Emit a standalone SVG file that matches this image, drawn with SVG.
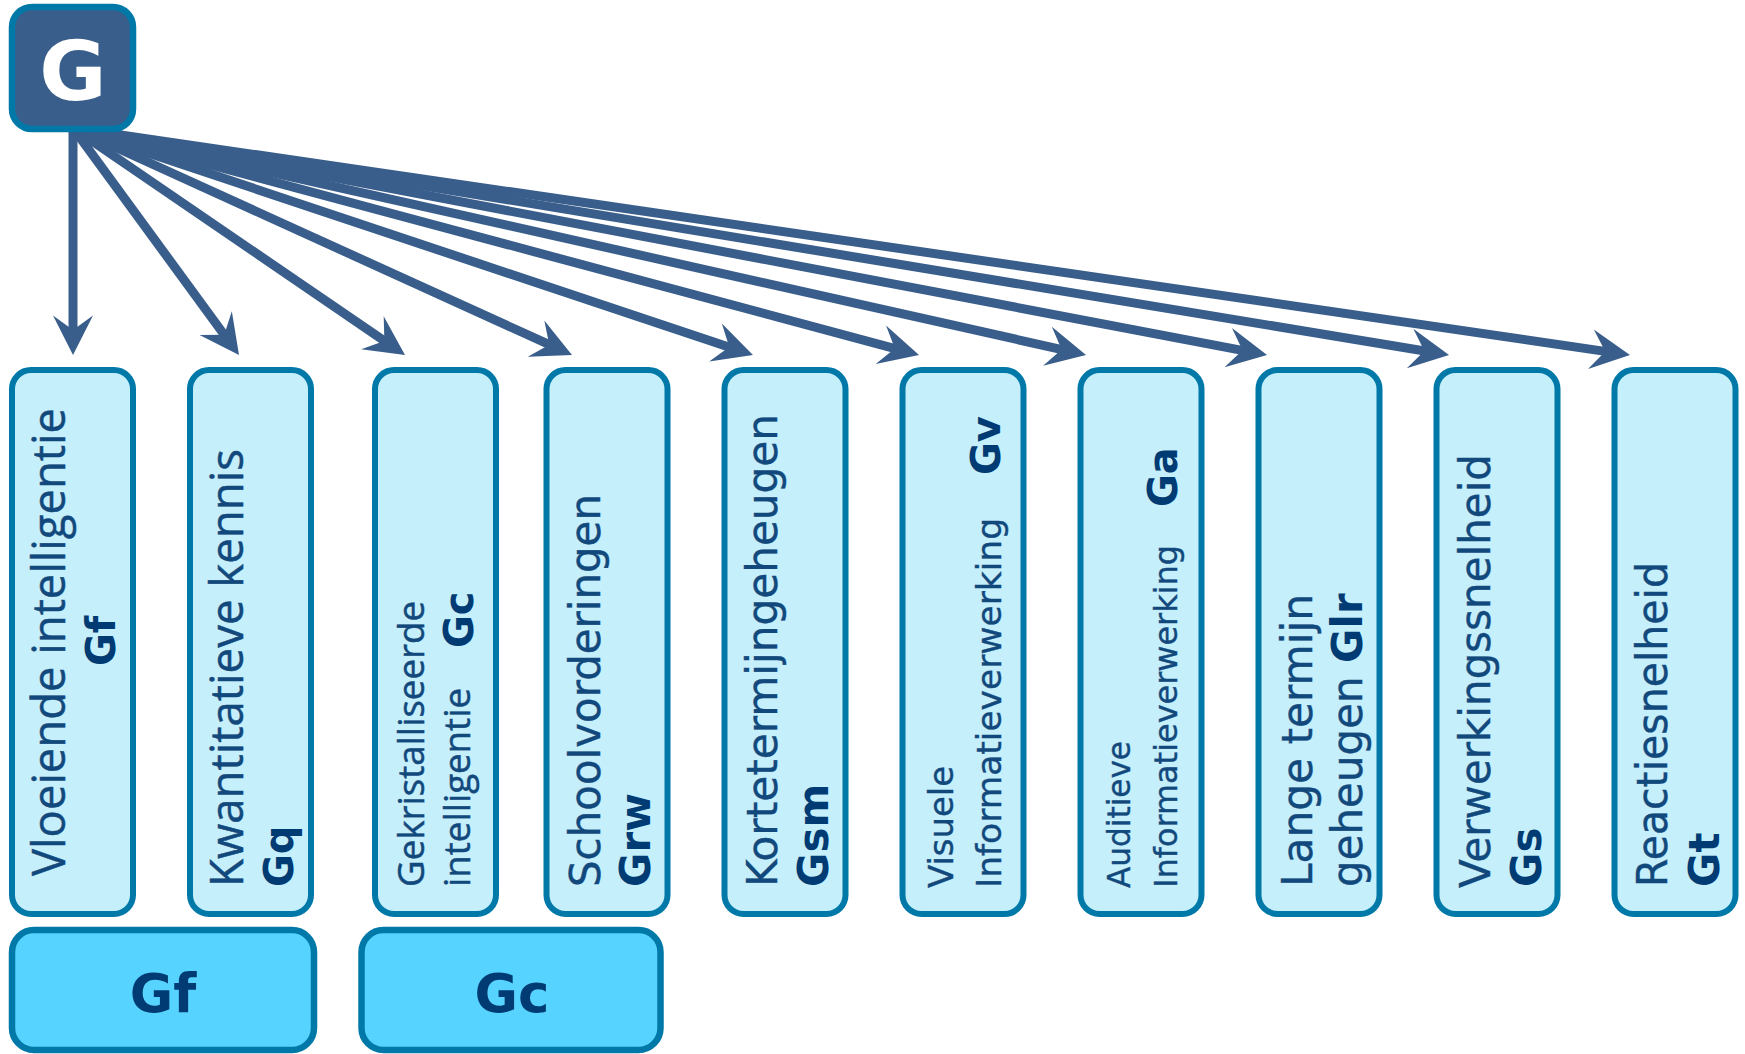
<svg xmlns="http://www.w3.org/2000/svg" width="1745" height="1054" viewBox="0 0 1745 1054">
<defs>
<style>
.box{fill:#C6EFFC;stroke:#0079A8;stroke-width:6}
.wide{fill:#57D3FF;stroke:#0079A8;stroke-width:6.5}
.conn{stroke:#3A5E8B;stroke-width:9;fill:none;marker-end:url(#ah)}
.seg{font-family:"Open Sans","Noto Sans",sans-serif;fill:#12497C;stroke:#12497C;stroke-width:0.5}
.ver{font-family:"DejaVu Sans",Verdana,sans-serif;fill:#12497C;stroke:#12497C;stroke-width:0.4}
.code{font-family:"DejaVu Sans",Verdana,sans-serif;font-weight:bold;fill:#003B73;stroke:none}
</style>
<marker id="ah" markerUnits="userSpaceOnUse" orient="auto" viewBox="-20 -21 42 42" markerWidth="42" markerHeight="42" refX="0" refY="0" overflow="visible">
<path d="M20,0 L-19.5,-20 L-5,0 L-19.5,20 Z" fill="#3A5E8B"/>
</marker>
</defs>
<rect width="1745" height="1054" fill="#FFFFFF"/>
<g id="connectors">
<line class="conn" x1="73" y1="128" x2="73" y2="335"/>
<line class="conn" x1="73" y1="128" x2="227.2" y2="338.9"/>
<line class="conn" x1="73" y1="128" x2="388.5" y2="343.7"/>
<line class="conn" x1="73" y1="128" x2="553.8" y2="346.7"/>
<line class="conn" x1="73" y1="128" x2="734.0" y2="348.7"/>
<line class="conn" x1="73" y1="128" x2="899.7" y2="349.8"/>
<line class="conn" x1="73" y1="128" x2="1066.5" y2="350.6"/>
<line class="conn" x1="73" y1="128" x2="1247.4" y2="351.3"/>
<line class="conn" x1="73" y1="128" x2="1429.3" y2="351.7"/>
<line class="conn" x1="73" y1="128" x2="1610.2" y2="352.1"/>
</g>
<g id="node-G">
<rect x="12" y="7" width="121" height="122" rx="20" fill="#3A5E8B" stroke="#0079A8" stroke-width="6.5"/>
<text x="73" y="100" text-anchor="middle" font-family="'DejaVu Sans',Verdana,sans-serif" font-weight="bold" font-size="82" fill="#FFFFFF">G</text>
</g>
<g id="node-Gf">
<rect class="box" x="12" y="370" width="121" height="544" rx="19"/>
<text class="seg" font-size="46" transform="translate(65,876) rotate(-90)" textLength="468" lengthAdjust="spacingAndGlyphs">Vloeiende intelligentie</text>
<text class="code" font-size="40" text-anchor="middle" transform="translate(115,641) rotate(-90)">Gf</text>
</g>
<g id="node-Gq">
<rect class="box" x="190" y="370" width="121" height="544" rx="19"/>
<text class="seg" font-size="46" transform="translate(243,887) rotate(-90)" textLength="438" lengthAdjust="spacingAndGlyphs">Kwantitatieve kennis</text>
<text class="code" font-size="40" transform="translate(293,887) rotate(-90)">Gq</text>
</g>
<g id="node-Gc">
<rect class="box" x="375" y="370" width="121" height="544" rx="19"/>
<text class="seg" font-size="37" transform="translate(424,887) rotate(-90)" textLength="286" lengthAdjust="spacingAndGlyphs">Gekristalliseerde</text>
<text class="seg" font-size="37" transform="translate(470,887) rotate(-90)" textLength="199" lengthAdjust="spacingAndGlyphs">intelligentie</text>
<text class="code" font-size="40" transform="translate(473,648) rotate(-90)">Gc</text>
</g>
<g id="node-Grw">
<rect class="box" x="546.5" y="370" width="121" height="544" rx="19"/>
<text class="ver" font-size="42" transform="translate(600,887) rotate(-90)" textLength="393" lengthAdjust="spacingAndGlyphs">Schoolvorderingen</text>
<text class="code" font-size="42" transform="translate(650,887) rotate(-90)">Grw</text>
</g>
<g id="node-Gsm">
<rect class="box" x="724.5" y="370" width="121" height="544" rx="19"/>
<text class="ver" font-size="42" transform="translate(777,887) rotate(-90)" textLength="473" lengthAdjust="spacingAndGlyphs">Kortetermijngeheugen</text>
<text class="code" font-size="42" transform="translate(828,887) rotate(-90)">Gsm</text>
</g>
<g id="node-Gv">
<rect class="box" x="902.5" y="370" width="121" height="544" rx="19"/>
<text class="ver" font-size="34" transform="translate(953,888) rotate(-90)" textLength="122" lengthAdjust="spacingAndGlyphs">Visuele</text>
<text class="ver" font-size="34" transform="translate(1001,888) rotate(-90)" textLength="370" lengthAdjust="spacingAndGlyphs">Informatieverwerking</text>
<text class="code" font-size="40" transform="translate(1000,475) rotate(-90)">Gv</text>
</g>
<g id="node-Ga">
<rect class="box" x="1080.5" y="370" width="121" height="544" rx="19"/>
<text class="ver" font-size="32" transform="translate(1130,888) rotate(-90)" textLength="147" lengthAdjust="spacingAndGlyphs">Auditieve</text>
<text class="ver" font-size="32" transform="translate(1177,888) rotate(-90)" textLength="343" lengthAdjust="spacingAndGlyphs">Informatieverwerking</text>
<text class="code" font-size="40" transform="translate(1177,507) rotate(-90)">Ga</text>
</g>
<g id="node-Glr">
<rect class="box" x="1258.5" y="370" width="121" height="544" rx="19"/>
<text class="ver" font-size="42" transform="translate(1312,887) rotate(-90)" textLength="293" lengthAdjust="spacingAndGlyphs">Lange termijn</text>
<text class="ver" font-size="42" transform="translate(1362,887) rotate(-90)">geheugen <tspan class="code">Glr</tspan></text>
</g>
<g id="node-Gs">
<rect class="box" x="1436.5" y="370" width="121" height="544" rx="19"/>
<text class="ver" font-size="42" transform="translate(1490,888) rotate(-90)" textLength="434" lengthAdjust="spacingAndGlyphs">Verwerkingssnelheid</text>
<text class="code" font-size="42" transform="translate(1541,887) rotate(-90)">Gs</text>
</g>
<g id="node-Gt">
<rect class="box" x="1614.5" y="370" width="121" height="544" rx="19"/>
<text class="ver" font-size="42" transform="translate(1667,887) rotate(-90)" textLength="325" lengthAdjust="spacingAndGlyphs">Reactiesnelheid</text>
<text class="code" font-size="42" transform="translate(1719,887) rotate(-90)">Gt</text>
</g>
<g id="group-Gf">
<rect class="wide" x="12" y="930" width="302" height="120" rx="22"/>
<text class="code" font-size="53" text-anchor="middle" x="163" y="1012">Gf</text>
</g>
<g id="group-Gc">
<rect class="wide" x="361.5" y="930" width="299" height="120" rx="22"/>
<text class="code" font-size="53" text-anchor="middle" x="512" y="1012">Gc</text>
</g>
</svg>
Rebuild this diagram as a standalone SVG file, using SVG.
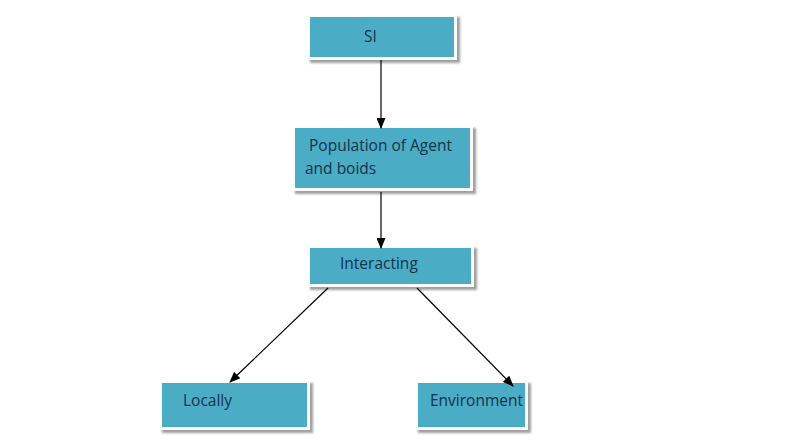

☆ ☆ ☆

→ **Required work**
Copy out all the data exactly; skip the pictures.

→ **Problem solution**
Emit a standalone SVG file that matches this image, drawn with SVG.
<svg xmlns="http://www.w3.org/2000/svg" width="1745" height="1054" viewBox="0 0 1745 1054">
<defs>
<style>
.box{fill:#C6EFFC;stroke:#0079A8;stroke-width:6}
.wide{fill:#57D3FF;stroke:#0079A8;stroke-width:6.5}
.conn{stroke:#3A5E8B;stroke-width:9;fill:none;marker-end:url(#ah)}
.seg{font-family:"Open Sans","Noto Sans",sans-serif;fill:#12497C;stroke:#12497C;stroke-width:0.5}
.ver{font-family:"DejaVu Sans",Verdana,sans-serif;fill:#12497C;stroke:#12497C;stroke-width:0.4}
.code{font-family:"DejaVu Sans",Verdana,sans-serif;font-weight:bold;fill:#003B73;stroke:none}
</style>
<marker id="ah" markerUnits="userSpaceOnUse" orient="auto" viewBox="-20 -21 42 42" markerWidth="42" markerHeight="42" refX="0" refY="0" overflow="visible">
<path d="M20,0 L-19.5,-20 L-5,0 L-19.5,20 Z" fill="#3A5E8B"/>
</marker>
</defs>
<rect width="1745" height="1054" fill="#FFFFFF"/>
<g id="connectors">
<line class="conn" x1="73" y1="128" x2="73" y2="335"/>
<line class="conn" x1="73" y1="128" x2="227.2" y2="338.9"/>
<line class="conn" x1="73" y1="128" x2="388.5" y2="343.7"/>
<line class="conn" x1="73" y1="128" x2="553.8" y2="346.7"/>
<line class="conn" x1="73" y1="128" x2="734.0" y2="348.7"/>
<line class="conn" x1="73" y1="128" x2="899.7" y2="349.8"/>
<line class="conn" x1="73" y1="128" x2="1066.5" y2="350.6"/>
<line class="conn" x1="73" y1="128" x2="1247.4" y2="351.3"/>
<line class="conn" x1="73" y1="128" x2="1429.3" y2="351.7"/>
<line class="conn" x1="73" y1="128" x2="1610.2" y2="352.1"/>
</g>
<g id="node-G">
<rect x="12" y="7" width="121" height="122" rx="20" fill="#3A5E8B" stroke="#0079A8" stroke-width="6.5"/>
<text x="73" y="100" text-anchor="middle" font-family="'DejaVu Sans',Verdana,sans-serif" font-weight="bold" font-size="82" fill="#FFFFFF">G</text>
</g>
<g id="node-Gf">
<rect class="box" x="12" y="370" width="121" height="544" rx="19"/>
<text class="seg" font-size="46" transform="translate(65,876) rotate(-90)" textLength="468" lengthAdjust="spacingAndGlyphs">Vloeiende intelligentie</text>
<text class="code" font-size="40" text-anchor="middle" transform="translate(115,641) rotate(-90)">Gf</text>
</g>
<g id="node-Gq">
<rect class="box" x="190" y="370" width="121" height="544" rx="19"/>
<text class="seg" font-size="46" transform="translate(243,887) rotate(-90)" textLength="438" lengthAdjust="spacingAndGlyphs">Kwantitatieve kennis</text>
<text class="code" font-size="40" transform="translate(293,887) rotate(-90)">Gq</text>
</g>
<g id="node-Gc">
<rect class="box" x="375" y="370" width="121" height="544" rx="19"/>
<text class="seg" font-size="37" transform="translate(424,887) rotate(-90)" textLength="286" lengthAdjust="spacingAndGlyphs">Gekristalliseerde</text>
<text class="seg" font-size="37" transform="translate(470,887) rotate(-90)" textLength="199" lengthAdjust="spacingAndGlyphs">intelligentie</text>
<text class="code" font-size="40" transform="translate(473,648) rotate(-90)">Gc</text>
</g>
<g id="node-Grw">
<rect class="box" x="546.5" y="370" width="121" height="544" rx="19"/>
<text class="ver" font-size="42" transform="translate(600,887) rotate(-90)" textLength="393" lengthAdjust="spacingAndGlyphs">Schoolvorderingen</text>
<text class="code" font-size="42" transform="translate(650,887) rotate(-90)">Grw</text>
</g>
<g id="node-Gsm">
<rect class="box" x="724.5" y="370" width="121" height="544" rx="19"/>
<text class="ver" font-size="42" transform="translate(777,887) rotate(-90)" textLength="473" lengthAdjust="spacingAndGlyphs">Kortetermijngeheugen</text>
<text class="code" font-size="42" transform="translate(828,887) rotate(-90)">Gsm</text>
</g>
<g id="node-Gv">
<rect class="box" x="902.5" y="370" width="121" height="544" rx="19"/>
<text class="ver" font-size="34" transform="translate(953,888) rotate(-90)" textLength="122" lengthAdjust="spacingAndGlyphs">Visuele</text>
<text class="ver" font-size="34" transform="translate(1001,888) rotate(-90)" textLength="370" lengthAdjust="spacingAndGlyphs">Informatieverwerking</text>
<text class="code" font-size="40" transform="translate(1000,475) rotate(-90)">Gv</text>
</g>
<g id="node-Ga">
<rect class="box" x="1080.5" y="370" width="121" height="544" rx="19"/>
<text class="ver" font-size="32" transform="translate(1130,888) rotate(-90)" textLength="147" lengthAdjust="spacingAndGlyphs">Auditieve</text>
<text class="ver" font-size="32" transform="translate(1177,888) rotate(-90)" textLength="343" lengthAdjust="spacingAndGlyphs">Informatieverwerking</text>
<text class="code" font-size="40" transform="translate(1177,507) rotate(-90)">Ga</text>
</g>
<g id="node-Glr">
<rect class="box" x="1258.5" y="370" width="121" height="544" rx="19"/>
<text class="ver" font-size="42" transform="translate(1312,887) rotate(-90)" textLength="293" lengthAdjust="spacingAndGlyphs">Lange termijn</text>
<text class="ver" font-size="42" transform="translate(1362,887) rotate(-90)">geheugen <tspan class="code">Glr</tspan></text>
</g>
<g id="node-Gs">
<rect class="box" x="1436.5" y="370" width="121" height="544" rx="19"/>
<text class="ver" font-size="42" transform="translate(1490,888) rotate(-90)" textLength="434" lengthAdjust="spacingAndGlyphs">Verwerkingssnelheid</text>
<text class="code" font-size="42" transform="translate(1541,887) rotate(-90)">Gs</text>
</g>
<g id="node-Gt">
<rect class="box" x="1614.5" y="370" width="121" height="544" rx="19"/>
<text class="ver" font-size="42" transform="translate(1667,887) rotate(-90)" textLength="325" lengthAdjust="spacingAndGlyphs">Reactiesnelheid</text>
<text class="code" font-size="42" transform="translate(1719,887) rotate(-90)">Gt</text>
</g>
<g id="group-Gf">
<rect class="wide" x="12" y="930" width="302" height="120" rx="22"/>
<text class="code" font-size="53" text-anchor="middle" x="163" y="1012">Gf</text>
</g>
<g id="group-Gc">
<rect class="wide" x="361.5" y="930" width="299" height="120" rx="22"/>
<text class="code" font-size="53" text-anchor="middle" x="512" y="1012">Gc</text>
</g>
</svg>
Rebuild this diagram as a standalone SVG file, using SVG.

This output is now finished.